Adam Lee created an Australian site for Gossamer after the announcement of the shutdown of the archive at Ohio State during the summer of 1996. This site integrated into the Gossamer Project in late 1996. After several moves, his site closed on November 1, 1997 and he retired from archiving.

Harri Nyman created a Finnish site for Gossamer after the announcement of the shutdown of the archive at Ohio State during the summer of 1996. This site integrated into the Gossamer Project in late 1996. His site was never highly visited, and after several attempts at revival it disappeared during late 1997.

Stephanie Davis became known for maintaining archives focused on series fan fiction, episode-related fan fiction, and Mulder/Scully romance during 1995 and 1996. After the announcement of the shutdown of the Ohio State site during the summer of 1996, she copied and made available the files from that site on her site. She never managed to get a system set up for archiving new fiction, and did not integrate this site into the Gossamer Project.

When unfinished stories and series were separated from the main Gossamer Project archives in early 1997, Stephanie created and maintained a site for those files. This site was handed over to Michelle in mid-1997, and was eventually shut down in late 1999.

Natasha (Kelsey) began the "Gossamer Project," a project to database, categorize and summarize all the currently archived stories on August 12, 1996[4][5][6]. Originally, her site was only a collection of HTML links to the other archives, but when she found a US-based server (Simplenet) willing to host a site with the disk and bandwidth requirements of Gossamer, she launched a full US mirror site.[7] This site became Gossamer Simplenet.

Natasha created a flat file database and a series of HTML page creation scripts to generate the Gossamer Project web pages from those database entries, modernizing the Gossamer Project to a great extent and allowing several hundred stories to be easily archived per month. During late 1996 and early 1997, most of the other archive attempts consolidated under the Gossamer Project umbrella, using her database and page generation scripts.

On May 31, 1997, Natasha announced the closure of the Gossamer USA (Simplenet) site, and her retirement from archiving. Gossamer Simplenet was eventually handed over to Deirdre, and Natasha created then maintained the X-Files Novel Annex for several more years.

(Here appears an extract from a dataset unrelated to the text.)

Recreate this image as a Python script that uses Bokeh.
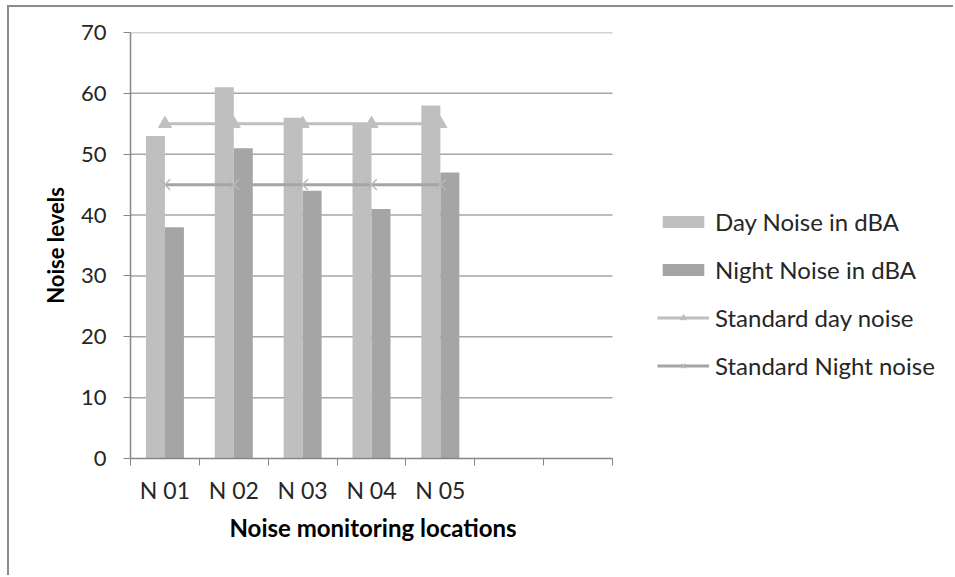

Amy created the Gossamer Specialty Archive for poems, filks, and non-fiction when these files were separated from the main Gossamer Project archives. She maintained this site until 2001.

Michelle took over the Gossamer Unfinished Stories and Serial Archive from Stephanie Davis in June 1997 and maintained that site until June 1998. At that point, "series" stories (stories which were complete themselves but part of an overall series) were re-integrated into the main archives, and Gossamer stopped providing public access to unfinished stories.

Lisa Reeves began her work in the administrative side of the X-Files fan fiction community by forwarding stories from the X-Files Fan Fiction mailing list to alt.tv.x-files.creative, by author request, in 1996. During early 1997, she started helping Natasha with file collection and cleanup, and eventually opened and maintained the Gossamer Birdfeeder site. She retired from archiving and shut down Birdfeeder in late 1998.

Gem started her work with the Gossamer Project by helping Natasha during early 1997 with file collection and database work. During the re-organization of the Gossamer Project in June 1997, she became the Gossamer database administrator. She handed over responsibility of the Gossamer database to Chael and Deirdre in mid 1998 and took over some responsibility for the Gossamer Helpdesk. She retired from archiving in late 1999.

Chael Hall was the server administrator for the chaos.taylored.com (eventually, chaos.x-philes.com) server starting in 1993. He became involved with the X-Philes community when he created the main X-Files discussion list for refugees from the alt.tv.x-files flamewars in 1995, and with the fan fiction community when he began to host the X-Files Fan Fiction mailing list in 1996.

In Feburary 1997, with the knowledge that neither the existing page generation scripts nor the original Gossamer database were able to handle the ever-increasing size of the archive, he created a test site (Gossamer X-Philes) and new PERL-based page generation scripts. These scripts were deployed to all archives in June 1997.

He continues to help maintain Gossamer today, maintaining the Gossamer administration server and all back-end scripts required for file processing and page generation.

Deirdre became involved in the administrative side of the X-Files fan fiction community in August 1996, when she helped Natasha gather and database story categories and summaries for the original Gossamer Project. She took over from Lisa Reeves as the X-Files Fan Fiction mailing list forwarder until that function was automated, and was originally intended to be the Gossamer X-Philes archivist when that site was proposed in February 1997.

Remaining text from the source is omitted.